Но мысль оставить дом и семью на произвол судьбы никогда не приходила мне в голову. Я мог отказаться от всего, даже от избранного мной пути, но ни за что не согласился бы на разлуку с родителями и на отказ от выполнения своих обязательств. Кроме того, все мое существо восставало против идеи стать бездомным аскетом, чье существование полностью зависело бы от труда других. «Если Бог являет собой воплощение благородства, добра и чистоты, — говорил я себе, — как может Он допустить, чтобы те, кто питает к Нему самую горячую любовь, подчинив себя Его воле, оставляли своих родных и близких (обязательства перед которыми Он сам вложил в их сердца) и пускались бродить по миру, возлагая надежду лишь на тех, кто чтит семейные связи?». Сама мысль о подобной жизни вызывала во мне дрожь. Я никогда не смирился бы с жизнью, которая прямо или косвенно бросала бы тень на мое человеческое достоинство или мешала бы мне, используя свои таланты и силу рук, прокормить тех, кого я должен содержать, — с жизнью, которая ставила бы меня на одну доску с калеками и паралитиками, причиняющими близким лишь неудобства.
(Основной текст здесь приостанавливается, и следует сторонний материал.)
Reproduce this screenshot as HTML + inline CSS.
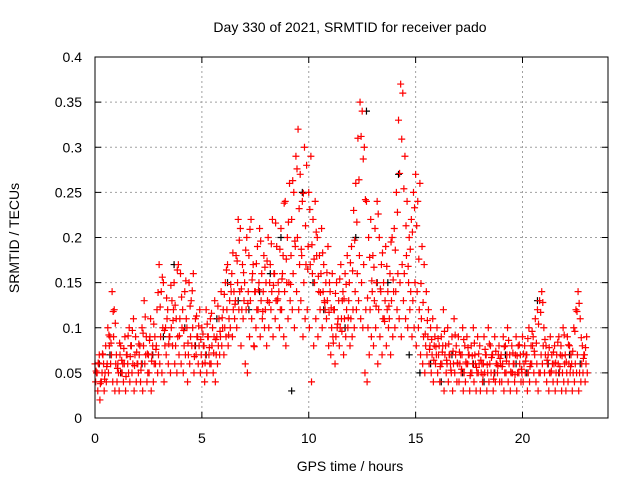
<!DOCTYPE html>
<html><head><meta charset="utf-8"><style>
body{margin:0;background:#fff}
svg{display:block;font-family:"Liberation Sans",sans-serif}
</style></head><body>
<svg id="c" width="640" height="480">
<text x="350" y="32" font-size="14" text-anchor="middle">Day 330 of 2021, SRMTID for receiver pado</text>
<text x="350" y="471" font-size="14" text-anchor="middle">GPS time / hours</text>
<text transform="translate(19,238) rotate(-90)" font-size="14" text-anchor="middle">SRMTID / TECUs</text>
<g id="grid"></g><g id="ticks"></g><g id="marks"></g>
<rect x="95" y="57" width="513" height="361" fill="none" stroke="#000" stroke-width="1"/>
</svg>
<script>
const xTicks=[0,5,10,15,20];
const yTicks=[0,0.05,0.1,0.15,0.2,0.25,0.3,0.35,0.4];
const yTickLabels=["0","0.05","0.1","0.15","0.2","0.25","0.3","0.35","0.4"];
const redUpper=[.06,.05,.07,.04,.06,.08,.10,.09,.14,.12,.07,.05,.08,.06,.09,.07,.10,.08,.11,.09,.06,.08,.10,.13,.09,.07,.11,.08,.09,.12,.17,.14,.15,.10,.12,.09,.13,.15,.11,.17,.16,.12,.14,.10,.15,.13,.16,.11,.09,.12,.10,.08,.12,.09,.11,.10,.13,.09,.11,.14,.12,.15,.17,.13,.16,.14,.18,.22,.21,.17,.15,.20,.18,.22,.17,.14,.19,.21,.16,.18,.15,.20,.17,.22,.16,.19,.14,.21,.18,.24,.20,.26,.22,.25,.29,.32,.27,.24,.30,.28,.25,.29,.22,.24,.20,.18,.21,.17,.15,.19,.14,.16,.12,.15,.13,.17,.14,.16,.18,.15,.19,.23,.26,.31,.35,.34,.30,.24,.20,.22,.18,.21,.24,.20,.17,.15,.19,.14,.16,.20,.21,.25,.33,.37,.36,.29,.24,.20,.22,.25,.27,.24,.26,.19,.17,.14,.12,.10,.11,.09,.10,.08,.09,.12,.08,.10,.07,.09,.11,.08,.09,.07,.10,.08,.09,.07,.08,.10,.06,.09,.08,.06,.09,.07,.10,.08,.07,.09,.06,.08,.07,.09,.08,.10,.07,.08,.06,.09,.08,.07,.09,.08,.07,.10,.08,.09,.11,.12,.13,.14,.10,.08,.07,.09,.06,.08,.07,.09,.08,.10,.07,.09,.08,.06,.10,.12,.14,.11,.08,.07,.09];
const redLower=[.04,.03,.02,.05,.03,.04,.05,.06,.04,.03,.04,.03,.05,.04,.03,.06,.04,.05,.03,.04,.05,.04,.03,.06,.04,.05,.03,.04,.06,.05,.06,.05,.04,.07,.06,.05,.08,.06,.05,.07,.06,.05,.07,.04,.06,.08,.05,.07,.06,.05,.06,.04,.05,.07,.06,.05,.04,.06,.07,.08,.07,.09,.08,.10,.09,.11,.10,.12,.08,.11,.06,.05,.09,.11,.08,.10,.12,.09,.11,.10,.08,.10,.12,.09,.11,.13,.10,.12,.09,.08,.11,.13,.12,.10,.14,.12,.13,.09,.11,.12,.10,.04,.08,.11,.09,.12,.10,.13,.11,.08,.07,.09,.06,.10,.08,.11,.07,.09,.10,.08,.09,.10,.12,.13,.11,.10,.05,.04,.07,.09,.08,.10,.06,.09,.07,.11,.08,.10,.07,.09,.10,.12,.11,.09,.13,.11,.10,.12,.09,.10,.08,.10,.07,.06,.05,.07,.06,.05,.04,.06,.05,.04,.06,.03,.05,.04,.06,.03,.05,.04,.04,.05,.03,.04,.06,.03,.05,.04,.03,.05,.03,.04,.05,.03,.04,.05,.03,.04,.05,.04,.04,.03,.05,.04,.03,.05,.04,.03,.05,.04,.04,.05,.03,.04,.06,.05,.04,.03,.05,.06,.05,.04,.03,.05,.04,.03,.04,.05,.03,.04,.03,.04,.05,.03,.04,.05,.03,.04,.05,.04,.05];
const redMid=[.05,.06,.04,.07,.05,.06,.08,.07,.09,.06,.06,.07,.05,.06,.07,.05,.08,.06,.07,.06,.07,.06,.08,.07,.05,.09,.07,.06,.08,.07,.09,.10,.08,.11,.09,.10,.12,.08,.09,.11,.10,.08,.11,.07,.09,.10,.08,.09,.08,.07,.08,.07,.09,.06,.08,.09,.07,.08,.09,.10,.10,.12,.11,.14,.12,.13,.15,.14,.12,.13,.12,.14,.13,.16,.14,.12,.15,.13,.14,.12,.13,.15,.14,.16,.13,.15,.12,.16,.14,.15,.15,.18,.16,.19,.20,.17,.18,.15,.17,.19,.17,.16,.15,.18,.14,.16,.14,.12,.13,.15,.10,.12,.09,.11,.10,.13,.11,.12,.13,.11,.12,.14,.16,.18,.15,.17,.12,.10,.12,.14,.13,.15,.12,.14,.11,.13,.12,.11,.13,.14,.14,.16,.15,.17,.16,.18,.15,.14,.13,.15,.14,.12,.11,.09,.08,.09,.08,.07,.08,.07,.07,.06,.08,.07,.06,.07,.05,.06,.07,.06,.06,.07,.05,.06,.07,.05,.06,.07,.05,.06,.05,.06,.07,.05,.06,.07,.05,.06,.07,.06,.06,.05,.07,.06,.05,.06,.07,.05,.06,.05,.06,.07,.05,.06,.08,.07,.06,.05,.07,.08,.07,.06,.05,.07,.06,.05,.06,.07,.05,.06,.05,.06,.07,.05,.06,.07,.05,.06,.07,.06];
const redExtra=[.052,.061,.038,.071,.043,.057,.092,.083,.118,.105,.055,.083,.064,.077,.046,.091,.068,.097,.058,.073,.082,.053,.094,.112,.071,.086,.063,.104,.076,.139,.123,.156,.097,.133,.082,.147,.108,.125,.164,.091,.134,.097,.152,.083,.124,.141,.068,.113,.102,.087,.093,.061,.104,.078,.116,.072,.087,.124,.096,.111,.137,.164,.092,.148,.183,.126,.174,.197,.143,.161,.186,.127,.209,.153,.079,.171,.142,.196,.118,.167,.174,.128,.193,.147,.216,.132,.187,.154,.238,.176,.217,.148,.263,.196,.276,.232,.187,.249,.213,.165,.231,.192,.176,.206,.157,.139,.183,.128,.161,.117,.122,.083,.138,.104,.154,.096,.132,.148,.111,.172,.163,.197,.217,.264,.312,.287,.242,.133,.178,.152,.167,.124,.226,.143,.183,.107,.168,.124,.195,.153,.186,.228,.271,.309,.254,.213,.168,.187,.206,.233,.213,.176,.149,.128,.093,.108,.076,.087,.064,.079,.088,.057,.073,.096,.064,.082,.053,.074,.092,.061,.073,.054,.087,.062,.078,.047,.069,.083,.056,.071,.064,.048,.076,.059,.082,.067,.043,.074,.058,.066,.057,.079,.063,.086,.051,.072,.048,.069,.081,.054,.071,.063,.088,.057,.096,.074,.083,.104,.117,.128,.087,.064,.078,.052,.073,.061,.084,.057,.069,.092,.062,.081,.057,.074,.096,.118,.127,.089,.066,.078];
const blackVals=[.06,.07,.05,.08,.06,.07,.09,.17,.10,.08,.07,.11,.15,.13,.12,.14,.16,.20,.03,.25,.15,.12,.12,.10,.20,.34,.15,.15,.27,.07,.05,.06,.04,.07,.05,.06,.04,.05,.07,.06,.05,.13,.06,.05,.07,.06];
const X0=95,X1=608,Y0=418,Y1=57;
const xs=t=>X0+(t/24)*(X1-X0);
const ys=v=>Y0-(v/0.4)*(Y0-Y1);
const NS="http://www.w3.org/2000/svg";
const grid=document.getElementById('grid'),ticks=document.getElementById('ticks'),marks=document.getElementById('marks');
function mk(tag,attrs,parent){const e=document.createElementNS(NS,tag);for(const k in attrs)e.setAttribute(k,attrs[k]);parent.appendChild(e);return e;}
xTicks.forEach(t=>{const x=xs(t);
 if(t>0){const g=mk('line',{x1:x,x2:x,y1:Y0,y2:Y1,stroke:'#a0a0a0','stroke-dasharray':'2,3'},grid);
 
 }
 mk('line',{x1:x,x2:x,y1:Y0,y2:Y0-6,stroke:'#000'},ticks);mk('line',{x1:x,x2:x,y1:Y1,y2:Y1+6,stroke:'#000'},ticks);
 const l=mk('text',{x:x,y:Y0+25,'font-size':14,'text-anchor':'middle'},ticks);l.textContent=t;
 
 });
yTicks.forEach((v,i)=>{const y=ys(v);
 if(i>0&&i<yTicks.length-1){const g=mk('line',{x1:X0,x2:X1,y1:y,y2:y,stroke:'#a0a0a0','stroke-dasharray':'2,3'},grid);
 
 }
 mk('line',{x1:X0,x2:X0+6,y1:y,y2:y,stroke:'#000'},ticks);mk('line',{x1:X1,x2:X1-6,y1:y,y2:y,stroke:'#000'},ticks);
 const l=mk('text',{x:X0-13,y:y+5,'font-size':14,'text-anchor':'end'},ticks);l.textContent=yTickLabels[i];
 
 });
function plot(vals,t0,step,color,name){let d='';
 vals.forEach((v,i)=>{const x=xs(t0+i*step),y=ys(v);d+=`M${x-3.5},${y}h7M${x},${y-3.5}v7`;});
 const p=mk('path',{d:d,stroke:color,'stroke-width':1.2,fill:'none'},marks);
 
 }
plot(blackVals,0.2,0.5,'#000','black-series-points');
plot(redLower,0.03,0.1,'#f00','red-series-points-low');
plot(redMid,0.07,0.1,'#f00','red-series-points-mid');
plot(redExtra,0.05,0.1,'#f00','red-series-points-extra');
plot(redUpper,0,0.1,'#f00','red-series-points-high');
</script>
</body></html>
Я решил избрать для себя семейную жизнь, простую и чистую, избавленную от соперничества, позволяющую мне выполнять свои обязательства перед родными и близкими и рассчитывать на плоды своих трудов. Укротив свои желания и умерив потребности, я буду иметь в своем распоряжении свободное время и спокойный ум — все, что необходимо для продвижения по избранному пути. В том юном возрасте меня вел не интеллект, но какое-то другое, куда более глубокое чувство, проявившееся благодаря душевному конфликту и определившее весь мой дальнейший жизненный путь. Тогда я еще и не подозревал, что по невероятному стечению обстоятельств через много лет меня затянет страшный водоворот сверхъестественных сил и там, на невероятной глубине, я найду ответ на вопрос, не дававший покоя человечеству на протяжении тысячелетий. Я не вижу никакого иного объяснения этому кажущемуся анахронизму: ведь не был же я в незрелом возрасте столь проницательным человеком, чтобы предвидеть все последствия этого шага, и не мог я предполагать, что смогу наиболее полно реализоваться, ведя спокойную семейную жизнь, а не разрывая узы любви, как это делали, заручившись одобрением своих духовных и мирских наставников, многие отчаявшиеся юные мои соотечественники.